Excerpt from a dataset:
## BEGIN

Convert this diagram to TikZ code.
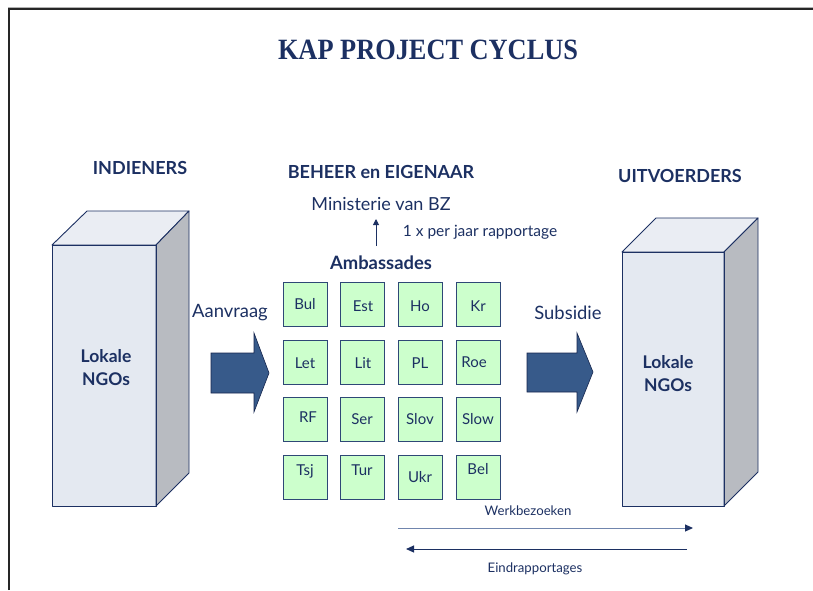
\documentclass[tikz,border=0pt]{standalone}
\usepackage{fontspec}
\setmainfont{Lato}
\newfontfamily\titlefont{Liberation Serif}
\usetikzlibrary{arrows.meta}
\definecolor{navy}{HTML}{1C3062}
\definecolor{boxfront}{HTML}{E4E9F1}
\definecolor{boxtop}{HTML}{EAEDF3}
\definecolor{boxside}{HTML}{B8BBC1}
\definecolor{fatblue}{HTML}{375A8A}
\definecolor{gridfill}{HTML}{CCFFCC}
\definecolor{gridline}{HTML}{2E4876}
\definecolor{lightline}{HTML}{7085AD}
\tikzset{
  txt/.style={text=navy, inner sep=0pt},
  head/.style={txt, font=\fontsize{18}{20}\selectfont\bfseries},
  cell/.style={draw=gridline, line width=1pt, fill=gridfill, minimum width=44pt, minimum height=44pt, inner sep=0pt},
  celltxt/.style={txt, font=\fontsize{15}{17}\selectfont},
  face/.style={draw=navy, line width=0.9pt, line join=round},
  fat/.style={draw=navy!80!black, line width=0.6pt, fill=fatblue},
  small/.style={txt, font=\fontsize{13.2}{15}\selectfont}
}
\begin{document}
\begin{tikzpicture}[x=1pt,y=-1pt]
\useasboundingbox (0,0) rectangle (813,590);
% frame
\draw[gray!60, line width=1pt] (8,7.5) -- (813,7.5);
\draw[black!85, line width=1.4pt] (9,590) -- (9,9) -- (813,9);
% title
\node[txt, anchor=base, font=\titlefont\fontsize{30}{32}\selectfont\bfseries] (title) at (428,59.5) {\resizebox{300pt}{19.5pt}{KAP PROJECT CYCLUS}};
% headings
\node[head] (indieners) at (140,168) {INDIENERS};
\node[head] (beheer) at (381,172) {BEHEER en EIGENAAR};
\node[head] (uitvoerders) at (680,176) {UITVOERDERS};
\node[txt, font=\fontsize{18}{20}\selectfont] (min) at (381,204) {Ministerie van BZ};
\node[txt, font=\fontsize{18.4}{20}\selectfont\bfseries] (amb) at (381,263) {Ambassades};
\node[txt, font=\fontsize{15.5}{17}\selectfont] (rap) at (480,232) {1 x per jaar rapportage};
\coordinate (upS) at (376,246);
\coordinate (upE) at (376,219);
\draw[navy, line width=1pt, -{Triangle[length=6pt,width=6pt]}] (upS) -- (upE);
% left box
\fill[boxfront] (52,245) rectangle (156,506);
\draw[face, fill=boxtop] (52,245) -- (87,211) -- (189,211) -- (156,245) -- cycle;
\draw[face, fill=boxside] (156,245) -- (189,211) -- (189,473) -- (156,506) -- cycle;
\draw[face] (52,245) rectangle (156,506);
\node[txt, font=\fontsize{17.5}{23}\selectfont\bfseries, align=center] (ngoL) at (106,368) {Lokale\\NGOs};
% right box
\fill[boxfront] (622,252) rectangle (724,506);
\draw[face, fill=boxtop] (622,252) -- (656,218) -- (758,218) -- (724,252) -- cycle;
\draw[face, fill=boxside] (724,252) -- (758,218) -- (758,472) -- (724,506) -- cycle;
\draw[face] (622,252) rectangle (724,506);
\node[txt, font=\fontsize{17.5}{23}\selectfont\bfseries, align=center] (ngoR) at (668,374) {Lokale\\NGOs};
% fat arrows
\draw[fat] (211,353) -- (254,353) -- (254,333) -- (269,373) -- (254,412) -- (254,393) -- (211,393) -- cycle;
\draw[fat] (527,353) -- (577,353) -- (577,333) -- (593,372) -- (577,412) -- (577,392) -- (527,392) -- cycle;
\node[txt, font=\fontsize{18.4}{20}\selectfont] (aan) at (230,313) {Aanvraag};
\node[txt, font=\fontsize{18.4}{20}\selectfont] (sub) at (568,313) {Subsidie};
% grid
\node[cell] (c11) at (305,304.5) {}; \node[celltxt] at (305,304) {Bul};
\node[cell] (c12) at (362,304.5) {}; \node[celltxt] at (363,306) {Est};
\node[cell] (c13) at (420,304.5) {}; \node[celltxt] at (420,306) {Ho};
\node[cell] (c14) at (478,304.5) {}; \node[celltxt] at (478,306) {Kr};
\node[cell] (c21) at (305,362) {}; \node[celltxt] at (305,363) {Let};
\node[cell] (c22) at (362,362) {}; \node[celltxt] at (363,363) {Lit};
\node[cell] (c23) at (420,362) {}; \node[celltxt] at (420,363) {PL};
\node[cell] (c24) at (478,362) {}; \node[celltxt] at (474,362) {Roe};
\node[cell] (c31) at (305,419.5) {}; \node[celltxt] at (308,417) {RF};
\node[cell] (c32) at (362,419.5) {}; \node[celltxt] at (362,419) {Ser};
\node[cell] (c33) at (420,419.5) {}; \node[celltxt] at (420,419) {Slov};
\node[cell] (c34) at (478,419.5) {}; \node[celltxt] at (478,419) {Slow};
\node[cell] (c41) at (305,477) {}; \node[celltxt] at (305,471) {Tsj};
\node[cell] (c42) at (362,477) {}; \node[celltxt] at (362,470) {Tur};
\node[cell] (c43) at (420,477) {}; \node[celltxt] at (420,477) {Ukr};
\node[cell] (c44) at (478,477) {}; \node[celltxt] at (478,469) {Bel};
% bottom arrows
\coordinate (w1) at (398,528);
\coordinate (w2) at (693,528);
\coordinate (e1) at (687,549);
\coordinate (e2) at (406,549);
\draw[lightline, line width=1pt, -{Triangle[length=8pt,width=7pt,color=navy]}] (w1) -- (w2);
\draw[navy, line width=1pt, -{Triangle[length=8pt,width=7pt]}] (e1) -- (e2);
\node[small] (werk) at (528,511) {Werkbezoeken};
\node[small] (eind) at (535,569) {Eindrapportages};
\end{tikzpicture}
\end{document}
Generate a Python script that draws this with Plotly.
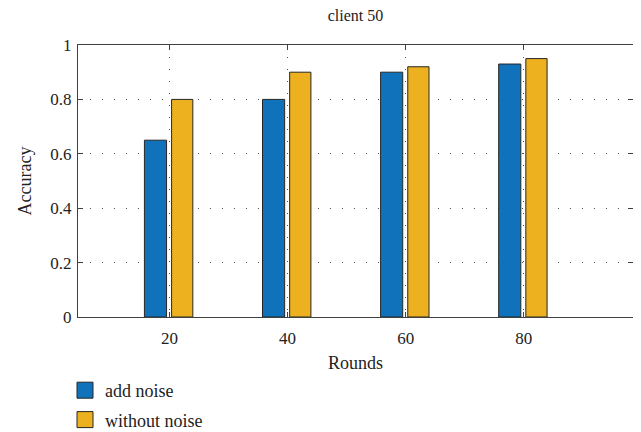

## END

- PROBLEM TO SOLVE -
Show every line in the entries where the string "this" occurs.

- FULL OUTPUT -
Convert this diagram to TikZ code.
Generate a Python script that draws this with Plotly.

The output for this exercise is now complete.